## What to produce
Please transcribe the listing below in full and word for word, without its pictures.

## Data
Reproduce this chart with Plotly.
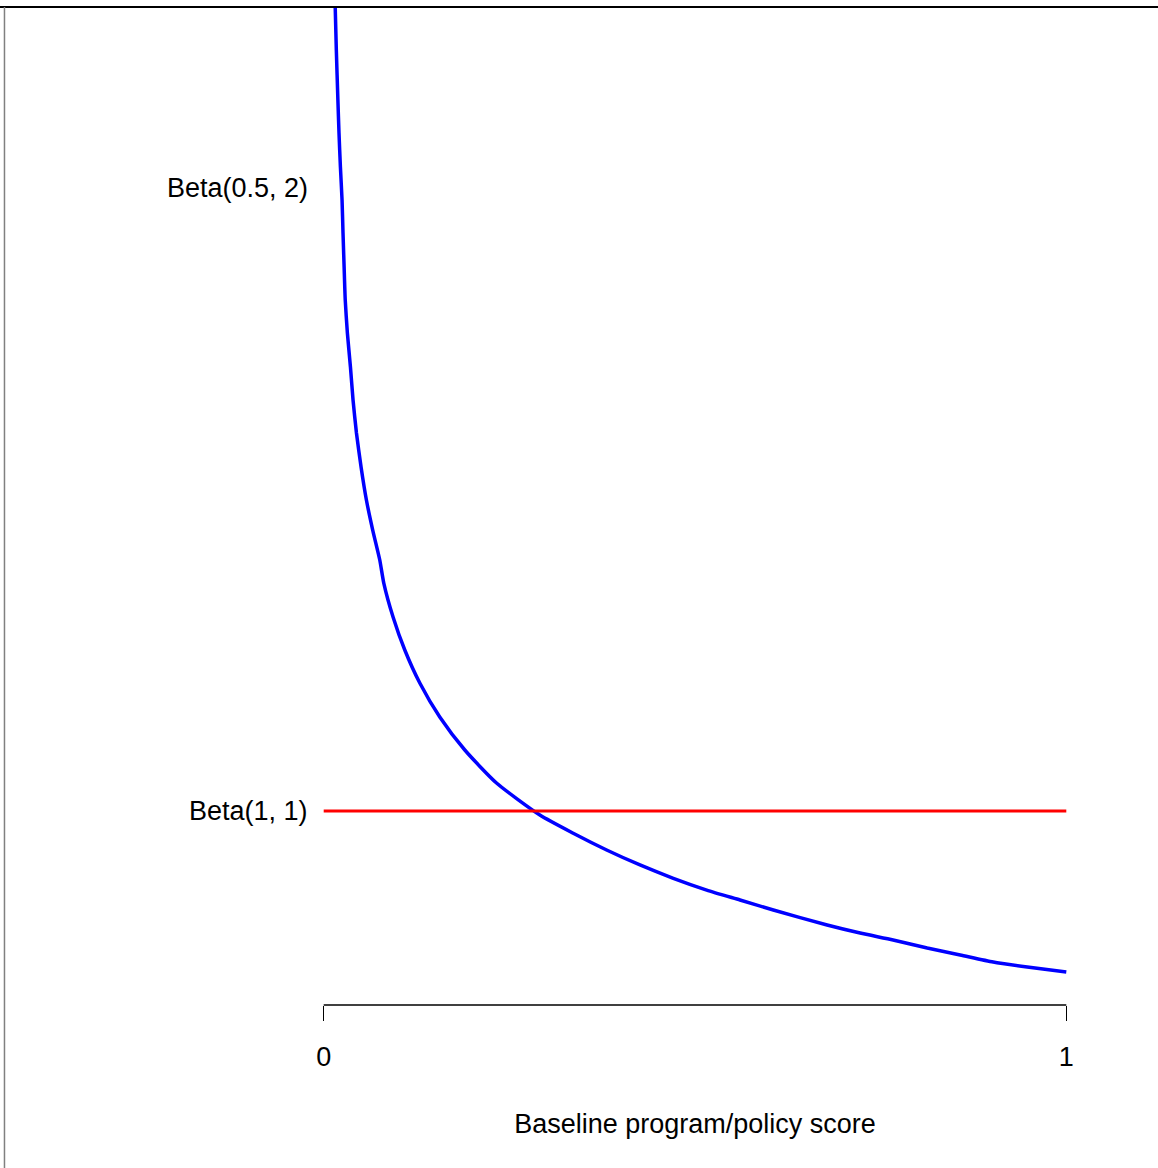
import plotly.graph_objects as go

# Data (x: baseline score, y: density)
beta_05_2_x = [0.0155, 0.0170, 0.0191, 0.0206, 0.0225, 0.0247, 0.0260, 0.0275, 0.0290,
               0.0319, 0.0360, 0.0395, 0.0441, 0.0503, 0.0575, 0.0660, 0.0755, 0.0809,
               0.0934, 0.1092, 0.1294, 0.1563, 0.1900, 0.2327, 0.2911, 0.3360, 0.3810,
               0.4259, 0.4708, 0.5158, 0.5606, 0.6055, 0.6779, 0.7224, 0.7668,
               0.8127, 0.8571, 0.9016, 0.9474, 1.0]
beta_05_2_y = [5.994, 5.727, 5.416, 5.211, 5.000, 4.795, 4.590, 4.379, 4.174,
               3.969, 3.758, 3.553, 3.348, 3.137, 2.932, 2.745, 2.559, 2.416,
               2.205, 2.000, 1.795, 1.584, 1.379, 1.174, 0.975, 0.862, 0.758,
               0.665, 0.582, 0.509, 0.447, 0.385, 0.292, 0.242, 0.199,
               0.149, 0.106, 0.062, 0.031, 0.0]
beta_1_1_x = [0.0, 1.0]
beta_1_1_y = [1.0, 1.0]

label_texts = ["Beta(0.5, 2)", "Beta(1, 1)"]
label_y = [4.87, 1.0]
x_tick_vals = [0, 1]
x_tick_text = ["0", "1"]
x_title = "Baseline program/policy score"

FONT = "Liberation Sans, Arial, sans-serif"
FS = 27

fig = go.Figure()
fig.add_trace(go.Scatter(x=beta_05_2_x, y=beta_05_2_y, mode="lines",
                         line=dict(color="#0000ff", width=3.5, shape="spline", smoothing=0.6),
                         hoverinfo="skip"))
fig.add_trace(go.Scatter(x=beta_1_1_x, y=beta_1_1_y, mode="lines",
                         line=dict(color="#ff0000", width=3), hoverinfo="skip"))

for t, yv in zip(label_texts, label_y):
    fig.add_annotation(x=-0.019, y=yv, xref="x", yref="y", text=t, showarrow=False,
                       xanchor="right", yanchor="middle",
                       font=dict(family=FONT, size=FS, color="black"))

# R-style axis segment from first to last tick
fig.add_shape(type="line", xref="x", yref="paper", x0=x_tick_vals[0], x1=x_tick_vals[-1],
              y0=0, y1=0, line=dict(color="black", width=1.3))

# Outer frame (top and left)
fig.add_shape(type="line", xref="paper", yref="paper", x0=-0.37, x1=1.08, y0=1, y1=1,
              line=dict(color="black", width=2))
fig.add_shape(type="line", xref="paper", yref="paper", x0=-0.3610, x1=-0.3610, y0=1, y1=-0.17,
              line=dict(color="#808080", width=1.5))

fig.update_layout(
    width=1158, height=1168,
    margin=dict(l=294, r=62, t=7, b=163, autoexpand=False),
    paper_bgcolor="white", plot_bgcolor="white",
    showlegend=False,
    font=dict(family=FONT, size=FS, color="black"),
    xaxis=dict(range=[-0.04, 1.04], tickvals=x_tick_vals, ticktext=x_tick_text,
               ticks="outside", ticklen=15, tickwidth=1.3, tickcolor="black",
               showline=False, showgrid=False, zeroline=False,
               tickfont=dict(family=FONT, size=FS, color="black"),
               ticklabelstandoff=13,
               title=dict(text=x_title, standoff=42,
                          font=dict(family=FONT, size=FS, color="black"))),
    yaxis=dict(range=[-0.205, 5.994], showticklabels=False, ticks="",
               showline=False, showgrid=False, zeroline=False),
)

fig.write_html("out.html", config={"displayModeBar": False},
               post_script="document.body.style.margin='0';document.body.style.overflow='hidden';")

## Response for this exercise
Reproduce this chart with Plotly.
import plotly.graph_objects as go

# Data (x: baseline score, y: density)
beta_05_2_x = [0.0155, 0.0170, 0.0191, 0.0206, 0.0225, 0.0247, 0.0260, 0.0275, 0.0290,
               0.0319, 0.0360, 0.0395, 0.0441, 0.0503, 0.0575, 0.0660, 0.0755, 0.0809,
               0.0934, 0.1092, 0.1294, 0.1563, 0.1900, 0.2327, 0.2911, 0.3360, 0.3810,
               0.4259, 0.4708, 0.5158, 0.5606, 0.6055, 0.6779, 0.7224, 0.7668,
               0.8127, 0.8571, 0.9016, 0.9474, 1.0]
beta_05_2_y = [5.994, 5.727, 5.416, 5.211, 5.000, 4.795, 4.590, 4.379, 4.174,
               3.969, 3.758, 3.553, 3.348, 3.137, 2.932, 2.745, 2.559, 2.416,
               2.205, 2.000, 1.795, 1.584, 1.379, 1.174, 0.975, 0.862, 0.758,
               0.665, 0.582, 0.509, 0.447, 0.385, 0.292, 0.242, 0.199,
               0.149, 0.106, 0.062, 0.031, 0.0]
beta_1_1_x = [0.0, 1.0]
beta_1_1_y = [1.0, 1.0]

label_texts = ["Beta(0.5, 2)", "Beta(1, 1)"]
label_y = [4.87, 1.0]
x_tick_vals = [0, 1]
x_tick_text = ["0", "1"]
x_title = "Baseline program/policy score"

FONT = "Liberation Sans, Arial, sans-serif"
FS = 27

fig = go.Figure()
fig.add_trace(go.Scatter(x=beta_05_2_x, y=beta_05_2_y, mode="lines",
                         line=dict(color="#0000ff", width=3.5, shape="spline", smoothing=0.6),
                         hoverinfo="skip"))
fig.add_trace(go.Scatter(x=beta_1_1_x, y=beta_1_1_y, mode="lines",
                         line=dict(color="#ff0000", width=3), hoverinfo="skip"))

for t, yv in zip(label_texts, label_y):
    fig.add_annotation(x=-0.019, y=yv, xref="x", yref="y", text=t, showarrow=False,
                       xanchor="right", yanchor="middle",
                       font=dict(family=FONT, size=FS, color="black"))

# R-style axis segment from first to last tick
fig.add_shape(type="line", xref="x", yref="paper", x0=x_tick_vals[0], x1=x_tick_vals[-1],
              y0=0, y1=0, line=dict(color="black", width=1.3))

# Outer frame (top and left)
fig.add_shape(type="line", xref="paper", yref="paper", x0=-0.37, x1=1.08, y0=1, y1=1,
              line=dict(color="black", width=2))
fig.add_shape(type="line", xref="paper", yref="paper", x0=-0.3610, x1=-0.3610, y0=1, y1=-0.17,
              line=dict(color="#808080", width=1.5))

fig.update_layout(
    width=1158, height=1168,
    margin=dict(l=294, r=62, t=7, b=163, autoexpand=False),
    paper_bgcolor="white", plot_bgcolor="white",
    showlegend=False,
    font=dict(family=FONT, size=FS, color="black"),
    xaxis=dict(range=[-0.04, 1.04], tickvals=x_tick_vals, ticktext=x_tick_text,
               ticks="outside", ticklen=15, tickwidth=1.3, tickcolor="black",
               showline=False, showgrid=False, zeroline=False,
               tickfont=dict(family=FONT, size=FS, color="black"),
               ticklabelstandoff=13,
               title=dict(text=x_title, standoff=42,
                          font=dict(family=FONT, size=FS, color="black"))),
    yaxis=dict(range=[-0.205, 5.994], showticklabels=False, ticks="",
               showline=False, showgrid=False, zeroline=False),
)

fig.write_html("out.html", config={"displayModeBar": False},
               post_script="document.body.style.margin='0';document.body.style.overflow='hidden';")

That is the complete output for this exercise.